Veltroni avverte: crisi se salta la riforma

Contro l’intesa Veltroni-Berlusconi «i carrarmati ormai sono tutti usciti per le strade», dice Peppino Caldarola, buon amico del sindaco di Roma.
L’ultimo cingolato è sceso in campo ieri mattina, al volante D’Avanzo (Repubblica). E per quanto abusati e traballanti, i ferrivecchi giudiziari, financo se forgiati a Napoli, hanno sul popolo di centrosinistra, allevato per anni a pane e anti-berlusconismo, un effetto assicurato, come il Viagra. Quello di imprimere un marchio d’infamia sulla fronte di chi tratta con l’Uomo nero.
Veltroni, che conosce bene quel popolo e quegli umori, ha subito capito la portata del colpo inferto alla sua strategia, e ieri i suoi non nascondevano la preoccupazione: «Ora tutto diventa più complicato, con questa roba di mezzo». Dal sindaco nessun commento ufficiale alle cartuccelle partenopee, solo una iper-cauta nota ufficiosa per dire che (fosse fondata l’inchiesta) certo non sarebbe una bella storia. I nemici del dialogo hanno un’arma in più, non bastassero la resistenza di Prodi, la scatenata guerra dei cespugli dell’Unione, l’azione di lobbying pro-tedesco di D’Alema che spinge Fini tra le braccia di Casini. Anche se il ministro smentisce: «Mi occupo degli Esteri, non di questa roba», giura con interlocutori Pd.

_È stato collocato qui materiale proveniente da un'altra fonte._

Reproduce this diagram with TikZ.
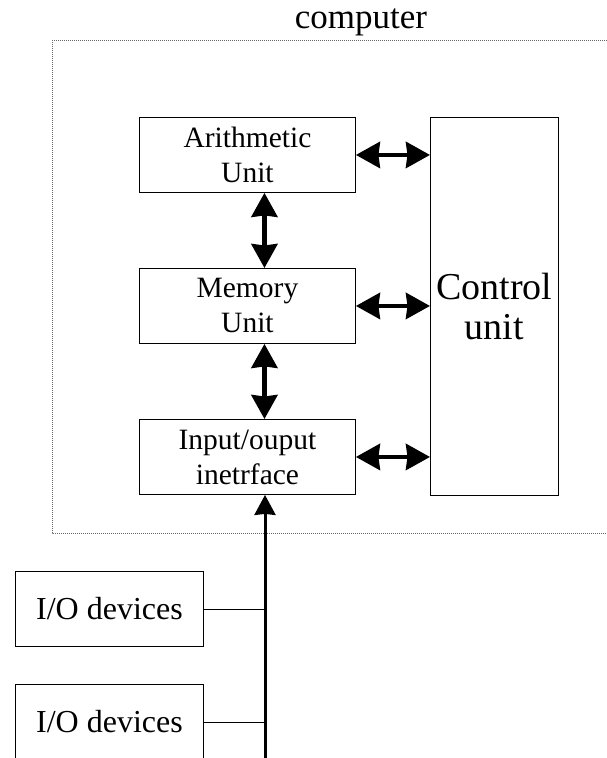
\documentclass[tikz,border=0pt]{standalone}
\usepackage{fontspec}
\setmainfont{Liberation Serif}
\usetikzlibrary{arrows.meta,calc}
\tikzset{
  box/.style={draw=black, line width=0.9pt, minimum width=216pt, minimum height=75pt, inner sep=0pt, align=center, font=\fontsize{29.5}{35}\selectfont, anchor=north west},
  iobox/.style={draw=black, line width=0.9pt, minimum width=188pt, minimum height=75pt, inner sep=0pt, align=center, font=\fontsize{32}{36}\selectfont, anchor=north west},
  bighead/.tip={Stealth[length=24pt,width=26pt,inset=1.5pt]},
  biarrow/.style={line width=4.5pt, bighead-bighead},
  tap/.style={line width=0.9pt},
}
\begin{document}
\begin{tikzpicture}[x=1pt,y=-1pt]
\useasboundingbox (0,0) rectangle (607,758);
\clip (0,0) rectangle (607,758);
% dotted computer border
\draw[gray!80!black, line width=1pt, dash pattern=on 1pt off 1pt] (52,40) -- (607,40);
\draw[gray!80!black, line width=1pt, dash pattern=on 1pt off 1pt] (52,40) -- (52,533) -- (607,533);
\node[font=\fontsize{35}{38}\selectfont, anchor=base, inner sep=0pt] (title) at (361,28) {computer};
% boxes
\node[box] (arith) at (139,117) {Arithmetic\\Unit};
\node[box] (mem) at (139,268) {Memory\\Unit};
\node[box] (io) at (139,419) {Input/ouput\\inetrface};
\node[draw=black, line width=0.9pt, minimum width=128pt, minimum height=378pt, inner sep=0pt, anchor=north west, align=center, font=\fontsize{38}{40}\selectfont] (ctrl) at (430,117) {Control\\unit};
% arrows to control
\draw[biarrow] (arith.east) -- (arith.east -| ctrl.west);
\draw[biarrow] (mem.east) -- (mem.east -| ctrl.west);
\draw[biarrow] (io.east) -- (io.east -| ctrl.west);
% vertical arrows
\coordinate (c1) at ($(arith.south)+(17,0)$);
\coordinate (c2) at ($(mem.north)+(17,0)$);
\draw[biarrow] (c1) -- (c2);
\coordinate (c3) at ($(mem.south)+(17,0)$);
\coordinate (c4) at ($(io.north)+(17,0)$);
\draw[biarrow] (c3) -- (c4);
% bus
\coordinate (busbot) at (265,770);
\coordinate (bustop) at (io.south -| busbot);
\draw[line width=3pt, -{Stealth[length=20pt,width=21pt,inset=1pt]}] (busbot) -- (bustop);
% io devices
\node[iobox] (dev1) at (15,571) {I/O devices};
\node[iobox] (dev2) at (15,684) {I/O devices};
\draw[tap] (dev1.east) -- (dev1.east -| busbot);
\draw[tap] ($(dev2.north east)+(0,38)$) coordinate (d2e) -- (d2e -| busbot);
\end{tikzpicture}
\end{document}
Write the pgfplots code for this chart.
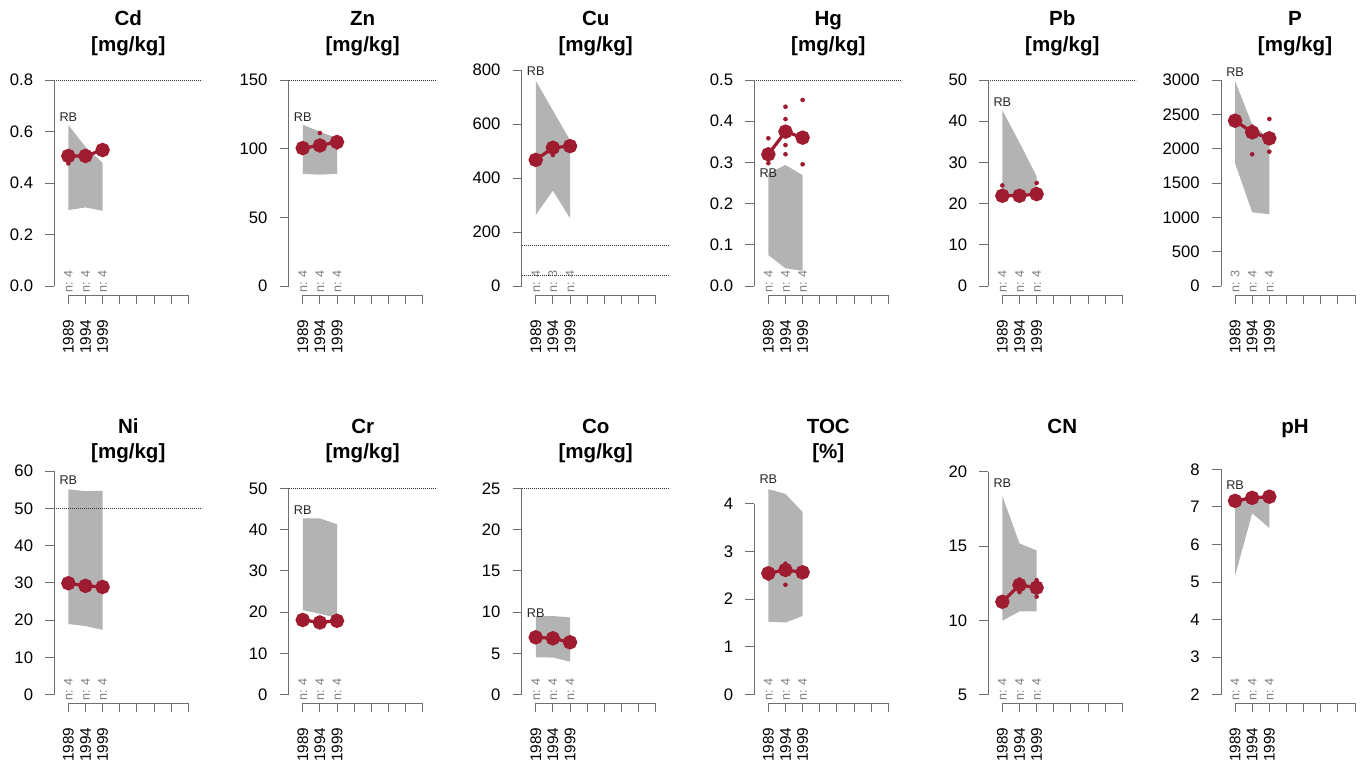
\documentclass[border=0pt]{standalone}
\usepackage{fontspec}
\setmainfont{Liberation Sans}
\usepackage{pgfplots}
\pgfplotsset{compat=1.18}
\definecolor{dotred}{RGB}{158,27,48}
\definecolor{bandgray}{RGB}{179,179,179}
\definecolor{axgray}{RGB}{110,110,110}
\definecolor{ngray}{RGB}{125,125,125}
\pgfplotsset{
  panel/.style={
    scale only axis, width=111pt, clip=false, anchor=south west,
    xmin=0.18, xmax=8.82,
    axis line style={draw=none},
    tick pos=left, tick align=outside,
    major tick length=6.75pt,
    tick style={axgray, line width=0.6pt},
    xtick={1,2,3,4,5,6,7,8},
    xticklabels={1989,1994,1999,{},{},{},{},{}},
    xticklabel style={rotate=90, anchor=east, inner sep=0pt, xshift=-11.25pt, font=\fontsize{11.5}{13}\selectfont},
    yticklabel style={anchor=east, inner sep=0pt, xshift=-9pt, font=\fontsize{12.5}{14}\selectfont},
    /pgf/number format/assume math mode=true,
    /pgf/number format/1000 sep={},
    scaled ticks=false,
  },
  bandst/.style={fill=bandgray, draw=none},
  meanst/.style={dotred, line width=2.4pt, mark=*, mark size=4.2pt, mark options={draw=none, fill=dotred}},
  indst/.style={only marks, mark=*, mark size=1.5pt, dotred, mark options={draw=none, fill=dotred}},
  thrst/.style={black!80, line width=0.5pt, dash pattern=on 0.75pt off 0.75pt},
}
\tikzset{
  nl/.style={yshift=1.95pt, rotate=90, anchor=west, inner sep=0pt, text=ngray, font=\fontsize{9.4}{10}\selectfont},
  rb/.style={inner sep=0pt, text=black!85, font=\fontsize{9.5}{11}\selectfont},
  ttl/.style={anchor=base, inner sep=0pt, font=\bfseries\fontsize{15.4}{18}\selectfont},
}
\newcommand{\axlines}[2]{%
  \draw[axgray, line width=0.6pt] ({rel axis cs:0,0} |- {axis cs:1,#1}) -- ({rel axis cs:0,0} |- {axis cs:1,#2});
  \draw[axgray, line width=0.6pt] ({axis cs:1,#1} |- {rel axis cs:0,0}) -- ({axis cs:8,#1} |- {rel axis cs:0,0});
}
\newcommand{\nlab}[3]{%
  \node[nl] at ({axis cs:1,0} |- {rel axis cs:0,0}) {n: #1};
  \node[nl] at ({axis cs:2,0} |- {rel axis cs:0,0}) {n: #2};
  \node[nl] at ({axis cs:3,0} |- {rel axis cs:0,0}) {n: #3};
}
\begin{document}
\begin{tikzpicture}[x=0.75pt,y=0.75pt]
\useasboundingbox (0,0) rectangle (1363,764);
% ---------- Row 1 ----------
% Cd
\begin{axis}[panel, at={(40.725pt,351.525pt)}, height=161.5pt,
  ymin=-0.0361, ymax=0.8, ytick={0,0.2,0.4,0.6,0.8},
  yticklabel style={/pgf/number format/fixed, /pgf/number format/fixed zerofill, /pgf/number format/precision=1}]
\addplot[bandst] coordinates {(1,0.625)(2,0.54)(3,0.478)(3,0.292)(2,0.305)(1,0.295)} -- cycle;
\addplot[thrst] coordinates {(0.18,0.8)(8.82,0.8)};
\addplot[meanst] coordinates {(1,0.505)(2,0.505)(3,0.528)};
\addplot[indst] coordinates {(1,0.476)};
\axlines{0}{0.8}
\nlab{4}{4}{4}
\node[rb] at (axis cs:1,0.654) {RB};
\end{axis}
\node[ttl] at (128.3,738) {Cd};
\node[ttl] at (128.3,712.5) {[mg/kg]};
% Zn
\begin{axis}[panel, at={(216.525pt,351.525pt)}, height=161.5pt,
  ymin=-6.77, ymax=150, ytick={0,50,100,150}]
\addplot[bandst] coordinates {(1,117.4)(2,112.3)(3,107.7)(3,81.7)(2,81)(1,81.7)} -- cycle;
\addplot[thrst] coordinates {(0.18,150)(8.82,150)};
\addplot[meanst] coordinates {(1,100.4)(2,102.3)(3,104.8)};
\addplot[indst] coordinates {(2,111.4)(3,100.9)};
\axlines{0}{150}
\nlab{4}{4}{4}
\node[rb] at (axis cs:1,122.9) {RB};
\end{axis}
\node[ttl] at (362.7,738) {Zn};
\node[ttl] at (362.7,712.5) {[mg/kg]};
% Cu
\begin{axis}[panel, at={(391.275pt,351.525pt)}, height=169pt,
  ymin=-34.44, ymax=800, ytick={0,200,400,600,800}]
\addplot[bandst] coordinates {(1,760)(2,650)(3,540)(3,251)(2,353)(1,263)} -- cycle;
\addplot[thrst] coordinates {(0.18,150)(8.82,150)};
\addplot[thrst] coordinates {(0.18,40)(8.82,40)};
\addplot[meanst] coordinates {(1,467)(2,512)(3,518)};
\addplot[indst] coordinates {(2,485)};
\axlines{0}{800}
\nlab{4}{3}{4}
\node[rb] at (axis cs:1,795) {RB};
\end{axis}
\node[ttl] at (595.7,738) {Cu};
\node[ttl] at (595.7,712.5) {[mg/kg]};
% Hg
\begin{axis}[panel, at={(565.725pt,351.525pt)}, height=161.5pt,
  ymin=-0.02257, ymax=0.5, ytick={0,0.1,0.2,0.3,0.4,0.5},
  yticklabel style={/pgf/number format/fixed, /pgf/number format/fixed zerofill, /pgf/number format/precision=1}]
\addplot[bandst] coordinates {(1,0.2735)(2,0.2937)(3,0.269)(3,0.037)(2,0.043)(1,0.0752)} -- cycle;
\addplot[thrst] coordinates {(0.18,0.5)(8.82,0.5)};
\addplot[meanst] coordinates {(1,0.3196)(2,0.3746)(3,0.360)};
\addplot[indst] coordinates {(1,0.3585)(1,0.298)(2,0.435)(2,0.405)(2,0.342)(2,0.3197)(3,0.4515)(3,0.2953)};
\axlines{0}{0.5}
\nlab{4}{4}{4}
\node[rb] at (axis cs:1,0.2735) {RB};
\end{axis}
\node[ttl] at (828.3,738) {Hg};
\node[ttl] at (828.3,712.5) {[mg/kg]};
% Pb
\begin{axis}[panel, at={(741.225pt,351.525pt)}, height=161.5pt,
  ymin=-2.257, ymax=50, ytick={0,10,20,30,40,50}]
\addplot[bandst] coordinates {(1,42.6)(2,34.8)(3,26.6)(3,22.3)(2,22.0)(1,22.0)} -- cycle;
\addplot[thrst] coordinates {(0.18,50)(8.82,50)};
\addplot[meanst] coordinates {(1,21.9)(2,21.9)(3,22.3)};
\addplot[indst] coordinates {(1,24.4)(3,25.0)};
\axlines{0}{50}
\nlab{4}{4}{4}
\node[rb] at (axis cs:1,44.55) {RB};
\end{axis}
\node[ttl] at (1062.3,738) {Pb};
\node[ttl] at (1062.3,712.5) {[mg/kg]};
% P
\begin{axis}[panel, at={(915.75pt,351.525pt)}, height=161.5pt,
  ymin=-135.4, ymax=3000, ytick={0,500,1000,1500,2000,2500,3000}]
\addplot[bandst] coordinates {(1,2985)(2,2350)(3,2150)(3,1044)(2,1073)(1,1787)} -- cycle;
\addplot[meanst] coordinates {(1,2407)(2,2238)(3,2150)};
\addplot[indst] coordinates {(2,2320)(2,1918)(3,2432)(3,1956)};
\axlines{0}{3000}
\nlab{3}{4}{4}
\node[rb] at (axis cs:1,3121) {RB};
\end{axis}
\node[ttl] at (1295,738) {P};
\node[ttl] at (1295,712.5) {[mg/kg]};
% ---------- Row 2 ----------
% Ni
\begin{axis}[panel, at={(40.725pt,45.525pt)}, height=174.2pt,
  ymin=-2.307, ymax=60, ytick={0,10,20,30,40,50,60}]
\addplot[bandst] coordinates {(1,55.1)(2,54.6)(3,54.7)(3,17.4)(2,18.4)(1,18.96)} -- cycle;
\addplot[thrst] coordinates {(0.18,50)(8.82,50)};
\addplot[meanst] coordinates {(1,29.9)(2,29.2)(3,28.9)};
\axlines{0}{60}
\nlab{4}{4}{4}
\node[rb] at (axis cs:1,57.6) {RB};
\end{axis}
\node[ttl] at (128.3,330.5) {Ni};
\node[ttl] at (128.3,305) {[mg/kg]};
% Cr
\begin{axis}[panel, at={(216.525pt,45.525pt)}, height=161.25pt,
  ymin=-2.083, ymax=50, ytick={0,10,20,30,40,50}]
\addplot[bandst] coordinates {(1,42.7)(2,42.7)(3,41.3)(3,18.6)(2,19.6)(1,20.5)} -- cycle;
\addplot[thrst] coordinates {(0.18,50)(8.82,50)};
\addplot[meanst] coordinates {(1,18.1)(2,17.5)(3,17.9)};
\axlines{0}{50}
\nlab{4}{4}{4}
\node[rb] at (axis cs:1,44.67) {RB};
\end{axis}
\node[ttl] at (362.7,330.5) {Cr};
\node[ttl] at (362.7,305) {[mg/kg]};
% Co
\begin{axis}[panel, at={(391.275pt,45.525pt)}, height=161.25pt,
  ymin=-1.042, ymax=25, ytick={0,5,10,15,20,25}]
\addplot[bandst] coordinates {(1,9.53)(2,9.53)(3,9.37)(3,4.0)(2,4.5)(1,4.53)} -- cycle;
\addplot[thrst] coordinates {(0.18,25)(8.82,25)};
\addplot[meanst] coordinates {(1,6.95)(2,6.83)(3,6.35)};
\axlines{0}{25}
\nlab{4}{4}{4}
\node[rb] at (axis cs:1,9.86) {RB};
\end{axis}
\node[ttl] at (595.7,330.5) {Co};
\node[ttl] at (595.7,305) {[mg/kg]};
% TOC
\begin{axis}[panel, at={(565.725pt,45.525pt)}, height=149.85pt,
  ymin=-0.18, ymax=4, ytick={0,1,2,3,4}]
\addplot[bandst] coordinates {(1,4.30)(2,4.20)(3,3.82)(3,1.646)(2,1.51)(1,1.527)} -- cycle;
\addplot[meanst] coordinates {(1,2.54)(2,2.61)(3,2.56)};
\addplot[indst] coordinates {(1,2.43)(2,2.30)(2,2.74)};
\axlines{0}{4}
\nlab{4}{4}{4}
\node[rb] at (axis cs:1,4.506) {RB};
\end{axis}
\node[ttl] at (828.3,330.5) {TOC};
\node[ttl] at (828.3,305) {[\%]};
% CN
\begin{axis}[panel, at={(741.225pt,45.525pt)}, height=173.7pt,
  ymin=4.4215, ymax=20, ytick={5,10,15,20}]
\addplot[bandst] coordinates {(1,18.36)(2,15.18)(3,14.7)(3,10.6)(2,10.6)(1,9.98)} -- cycle;
\addplot[meanst] coordinates {(1,11.25)(2,12.38)(3,12.2)};
\addplot[indst] coordinates {(2,12.75)(2,11.9)(3,12.7)(3,11.6)};
\axlines{5}{20}
\nlab{4}{4}{4}
\node[rb] at (axis cs:1,19.22) {RB};
\end{axis}
\node[ttl] at (1062.3,330.5) {CN};
% pH
\begin{axis}[panel, at={(915.75pt,45.525pt)}, height=175.5pt,
  ymin=1.771, ymax=8, ytick={2,3,4,5,6,7,8}]
\addplot[bandst] coordinates {(1,7.22)(2,7.27)(3,7.28)(3,6.44)(2,6.83)(1,5.16)} -- cycle;
\addplot[meanst] coordinates {(1,7.16)(2,7.24)(3,7.27)};
\axlines{2}{8}
\nlab{4}{4}{4}
\node[rb] at (axis cs:1,7.59) {RB};
\end{axis}
\node[ttl] at (1295,330.5) {pH};
\end{tikzpicture}
\end{document}
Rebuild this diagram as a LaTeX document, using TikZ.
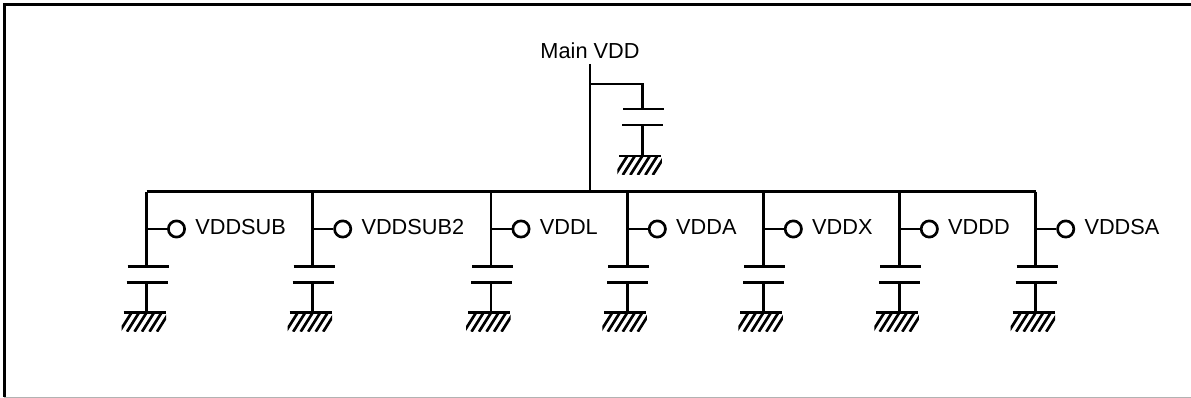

Veltroni però contrattacca: attenti, avverte, se si blocca la riforma e si va al referendum come vogliono Prodi e i «piccoli», la legislatura rischia di finire. «Qualcuno, non io», la crisi la apre. Ad esempio Rifondazione.

E allora «ne vedremo di tutti i colori»: governo istituzionale (Amato è stato silurato grazie alla lettera a Craxi, ma resta Marini «di cui il Cavaliere si fida», dicono nel Pd), o elezioni. Col Porcellum, che (ricordano i veltroniani a D’Alema, Rutelli, Prodi ecc.) mette la scelta dei candidati nelle mani di uno solo: il segretario del partito.